With another production year starting, it’s a good time to evaluate one of the biggest financial costs for most producers: land rent.

Nearly 40 percent of the 911 million acres farmed in the contiguous U.S. is rented, according to 2012 Census of Agriculture data from USDA’s Economic Research Service. In some areas, farmland rental is even higher—60 percent in Illinois, 53.4 percent in Indiana and 53 percent in Iowa.

That means there’s a good chance you rent or lease your crop acreage or pastureland from a landlord. Is your land-rent arrangement as good as it could be? As you consider 2018’s budget and rental arrangements, keep the following four tips in mind.

1. Know your numbers. The more knowledge you have about your actual per-acre costs and revenue, the less likely you are to make a bad rental-rate decision. Know your predicted seed, chemical and fertilizer costs for 2018. Be aware of what you normally spend per acre for these as well as other variable per-acre costs such as fuel and crop insurance. Know your per-acre overheard. Don’t forget to include any debt service or family living that each acre must account for. If you have a good grasp on what a rented farm is returning in revenue as well as all per-acre costs, you can now calculate options.

2. Check out a few of the fair or equitable farm-rent calculators out there. A quick Google search shows most land-grant universities have a free tool to calculate equitable rent. I encourage you to research and find a calculator that works for you. Keep in mind that what you believe is fair and what a landlord deems fair are likely to be very different. That’s where negotiation comes into play. Organize your thoughts and options before beginning this process. Also, if the current situation calculates to be unprofitable, keep this in mind: Before letting land go, you need to understand what happens to your overhead. If you decrease unproductive acres, the overhead that those acres were covering will now spread across fewer acres and will raise the cost on your other land. Be sure to understand the whole farm impact, not just the one rental arrangement.

3. Be aware of alternative rental arrangements. There are many options to choose from, such as cash rent, crop share, flex rent with a cash bonus, fixed bushel rent and flex leases, just to name a few. Just as with fair-rent calculators, most universities also have a rental-arrangement comparison calculator. I suggest choosing one that fits your area and doing some analysis. Don’t spend too much time determining which rent calculator to use or even running different scenarios. Instead, focus on knowing the impacts of each option and how they affect your cash flow. There is a lot of guesswork when it comes to price and yield, so don’t overthink it.

4. Tell your story to the landlord and be sure to communicate it in a way he or she understands. Today, many landlords are a generation or two removed from agriculture. In fact, most rented acres are owned by non-operator landlords. So, they may not see things from your perspective. In addition to sharing the economics, be prepared to let your landlord know about your strong points, such as agronomic and environmental strengths.
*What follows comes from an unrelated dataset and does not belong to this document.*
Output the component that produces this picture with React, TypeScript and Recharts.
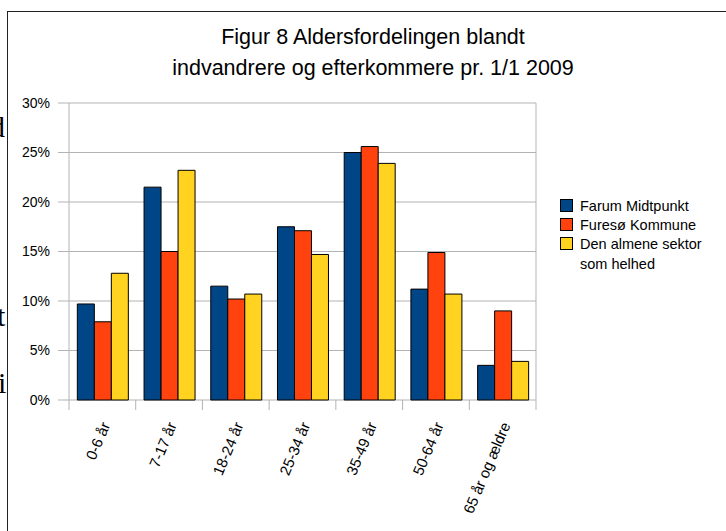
import { BarChart, Bar, XAxis, YAxis, CartesianGrid } from 'recharts'

const categories = ['0-6 år', '7-17 år', '18-24 år', '25-34 år', '35-49 år', '50-64 år', '65 år og ældre']
const farumMidtpunkt = [9.7, 21.5, 11.5, 17.5, 25.0, 11.2, 3.5]
const furesoKommune = [7.9, 15.0, 10.2, 17.1, 25.6, 14.9, 9.0]
const almeneSektor = [12.8, 23.2, 10.7, 14.7, 23.9, 10.7, 3.9]
const yTicks = [0, 5, 10, 15, 20, 25, 30]

const series = [
  { key: 'farum', name: 'Farum Midtpunkt', color: '#004586', values: farumMidtpunkt },
  { key: 'fureso', name: 'Furesø Kommune', color: '#ff420e', values: furesoKommune },
  { key: 'almen', name: 'Den almene sektor som helhed', color: '#ffd320', values: almeneSektor },
]

const data = categories.map((label, i) => {
  const row: Record<string, string | number> = { label }
  series.forEach((s) => {
    row[s.key] = s.values[i]
  })
  return row
})

const W = 726
const H = 531
const MARGIN = { top: 103, right: 190, bottom: 101, left: 0 }
const Y_W = 69
const PLOT_W = W - MARGIN.right - MARGIN.left - Y_W
const BAND = PLOT_W / categories.length
const FONT = '"Liberation Sans", Arial, sans-serif'

function CategoryTick(props: any) {
  const { x, y, payload, index } = props
  const left = x - BAND / 2
  const right = x + BAND / 2
  return (
    <g>
      <line x1={left} y1={y} x2={left} y2={y + 10} stroke="#b3b3b3" />
      {index === categories.length - 1 && (
        <line x1={right} y1={y} x2={right} y2={y + 10} stroke="#b3b3b3" />
      )}
      <text
        x={0}
        y={0}
        transform={`translate(${x + 8},${y + 25}) rotate(-67)`}
        textAnchor="end"
        fontSize={15}
        fontFamily={FONT}
        fill="#000"
      >
        {payload.value}
      </text>
    </g>
  )
}

export default function App() {
  return (
    <div
      style={{
        position: 'fixed',
        left: 0,
        top: 0,
        width: W,
        height: H,
        background: '#fff',
        overflow: 'hidden',
        fontFamily: FONT,
      }}
    >
      {/* page text peeking in at the left edge */}
      <div
        style={{
          position: 'absolute',
          left: 0,
          top: 0,
          width: 7,
          height: H,
          overflow: 'hidden',
          fontFamily: '"Liberation Serif", "Times New Roman", serif',
          fontSize: 30,
          color: '#000',
        }}
      >
        <span style={{ position: 'absolute', left: -10, top: 110 }}>d</span>
        <span style={{ position: 'absolute', left: -3, top: 299 }}>t</span>
        <span style={{ position: 'absolute', left: -2, top: 366 }}>i</span>
      </div>
      <div
        style={{
          position: 'absolute',
          left: 7,
          top: 11,
          width: W,
          height: H,
          borderTop: '1px solid #222',
          borderLeft: '1px solid #222',
        }}
      />
      <div
        style={{
          position: 'absolute',
          left: 0,
          top: 22,
          width: 746,
          textAlign: 'center',
          fontSize: 21.5,
          lineHeight: '31px',
          color: '#000',
        }}
      >
        Figur 8 Aldersfordelingen blandt
        <br />
        indvandrere og efterkommere pr. 1/1 2009
      </div>
      <div style={{ position: 'absolute', left: 0, top: 0 }}>
        <BarChart
          width={W}
          height={H}
          data={data}
          margin={MARGIN}
          barCategoryGap="12.5%"
          barGap={0}
        >
          <CartesianGrid
            stroke="#b3b3b3"
            horizontal
            vertical
            verticalCoordinatesGenerator={({ offset }: any) => [
              offset.left,
              offset.left + offset.width,
            ]}
          />
          <XAxis
            dataKey="label"
            height={30}
            axisLine={false}
            tickLine={false}
            tickSize={0}
            tickMargin={0}
            interval={0}
            tick={<CategoryTick />}
          />
          <YAxis
            width={Y_W}
            domain={[0, 30]}
            ticks={yTicks}
            interval={0}
            axisLine={false}
            tickLine={{ stroke: '#b3b3b3' }}
            tickSize={11}
            tickMargin={8}
            tickFormatter={(v: number) => `${v}%`}
            tick={{ fontSize: 14, fill: '#000', fontFamily: FONT }}
          />
          {series.map((s) => (
            <Bar
              key={s.key}
              dataKey={s.key}
              name={s.name}
              fill={s.color}
              stroke="#000"
              strokeWidth={1}
              isAnimationActive={false}
            />
          ))}
        </BarChart>
      </div>
      <div
        style={{
          position: 'absolute',
          left: 560,
          top: 199,
          width: 150,
          fontSize: 14.5,
          lineHeight: '20px',
          color: '#000',
        }}
      >
        {series.map((s) => (
          <div key={s.key} style={{ display: 'flex', alignItems: 'flex-start', marginBottom: 2 }}>
            <span
              style={{
                display: 'inline-block',
                width: 11,
                height: 11,
                background: s.color,
                border: '1px solid #000',
                marginTop: 0,
                marginRight: 7,
                flexShrink: 0,
              }}
            />
            <span style={{ marginTop: -3, maxWidth: 125 }}>{s.name}</span>
          </div>
        ))}
      </div>
    </div>
  )
}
Share how you will communicate what is going on with their land. Explain how your stewardship and communication will make their investment better and more enjoyable.

Editor’s note: Dennis Roddy is a Midwest-based agricultural consultant with K·Coe Isom. With more than two decades of experience in ag lending and farm management, as well as real-world farming and ranching experience, he is uniquely qualified to help farmers and ranchers operate profitably. Contact him at droddy@kcoe.com.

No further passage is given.